— Я не смог сохранить ребенка, сынок, — без обиняков, мягко проговорил он. — У твоей жены был выкидыш. Это было последствием падения от удара. Я ничего не мог поделать.
Из открытого окна в приемную доносился шум города. На улице лаял пес, скрипели колеса повозок, щелкал кнут и слышалось громкое ржание лошади. Мужчины обменивались приветственными возгласами, какая-то женщина громко смеялась, а ветер свистел, погоняя по пыльному переулку косматые прядки перекати-поля. Техас Джим Логан, обратившийся в статую, почти не слышал звуков, доносившихся с улицы в маленькую, уютную приемную.
Где-то вдали вдруг прозвучал голос доктора Уэбстера:
— Мне очень жаль, сынок.
Джим никак не отреагировал на слова врача. Он оставался неподвижен, заледенев от шока. Прошла целая минута, пока до него дошел смысл сказанного. И комната поплыла у него перед глазами. Он зашатался и едва успел ухватиться за дубовую столешницу, чтобы не упасть. Слезы душили его, и боль потери пронизывала сердце. «Нет. Нет. Этого просто не может быть».
Он тряхнул головой, пытаясь связать Мысли воедино и отделаться от терзавшего его душу известия. Однако, снова устремив взгляд на врача, он понял, что это правда. Он видел симпатию в белесых глазах Уэбстера, видел усталость человека, привыкшего уведомлять других о трагедии. Вновь его сердце пронзила боль, как будто в него вонзился кинжал, и оглушила Джима до такой степени, что доктор ничего не мог прочесть на лице потрясенного человека.

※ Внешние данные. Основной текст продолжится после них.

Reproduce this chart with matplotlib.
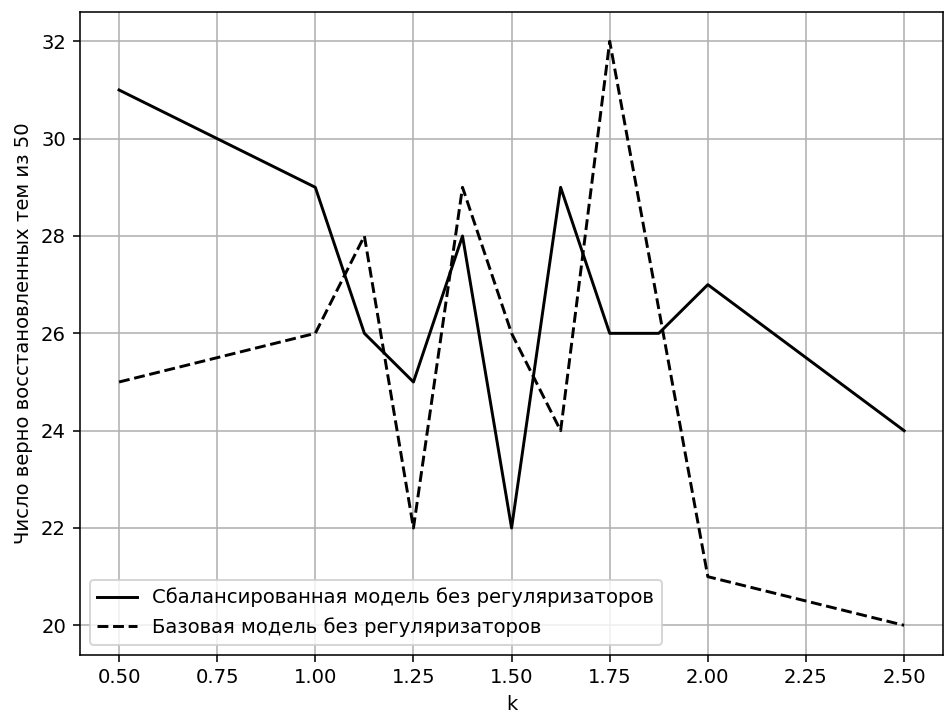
import matplotlib.pyplot as plt

k_bal = [0.5, 1.0, 1.125, 1.25, 1.375, 1.5, 1.625, 1.75, 1.875, 2.0, 2.5]
topics_bal = [31, 29, 26, 25, 28, 22, 29, 26, 26, 27, 24]

k_base = [0.5, 1.0, 1.125, 1.25, 1.375, 1.5, 1.625, 1.75, 2.0, 2.5]
topics_base = [25, 26, 28, 22, 29, 26, 24, 32, 21, 20]

fig, ax = plt.subplots(figsize=(950 / 141, 713 / 141), dpi=141)
ax.plot(k_bal, topics_bal, 'k-', label='Сбалансированная модель без регуляризаторов')
ax.plot(k_base, topics_base, 'k--', label='Базовая модель без регуляризаторов')
ax.set_xlabel('k')
ax.set_ylabel('Число верно восстановленных тем из 50')
ax.grid(True)
ax.legend(loc='lower left')
plt.subplots_adjust(left=0.084, right=0.993, top=0.983, bottom=0.082)
plt.savefig('out.png')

Через минуту врач прочистил горло и опять заговорил. На этот раз в его голосе звучала успокаивающая нотка:
— Ладно, сынок, все обстоит не так уж плохо, как могло бы быть. Конечно, случился выкидыш, и я страшно вам сочувствую. Знаю, что значит потерять долгожданного ребенка, в особенности первенца. Мы с женой тоже прошли через это. Это чертовски больно. И я сознаю, что мои слова не могут утешить, так как боль утраты слишком свежа и все такое, но могу сказать, что она уляжется. Самое важное, о чем тебе сейчас следует думать: с твоей женой все нормально. Через одну-две недельки она оправится. И вы с ней сможете иметь столько детишек, сколько вашей душе будет угодно. Все кончится прекрасно.

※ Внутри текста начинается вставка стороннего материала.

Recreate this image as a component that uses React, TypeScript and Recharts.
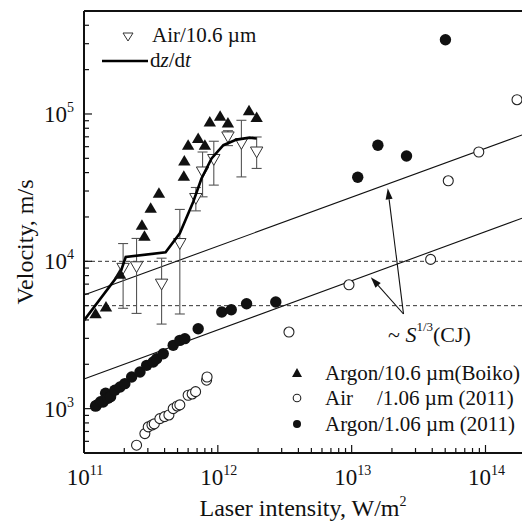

Врач замолчал, наблюдая за выражением лица Джима. Он слишком хорошо понимал, что в эту минуту его слова служат малым утешением, но ничего иного не мог предложить. Единственным лекарством от боли, испытываемой в эту минуту Техасом Джимом Логаном, могло стать время.
Слова доктора эхом отдавались в ушах Джима. «Ребенка не удалось спасти. Ребенка нет». Горячая, жгучая боль обдала его волной.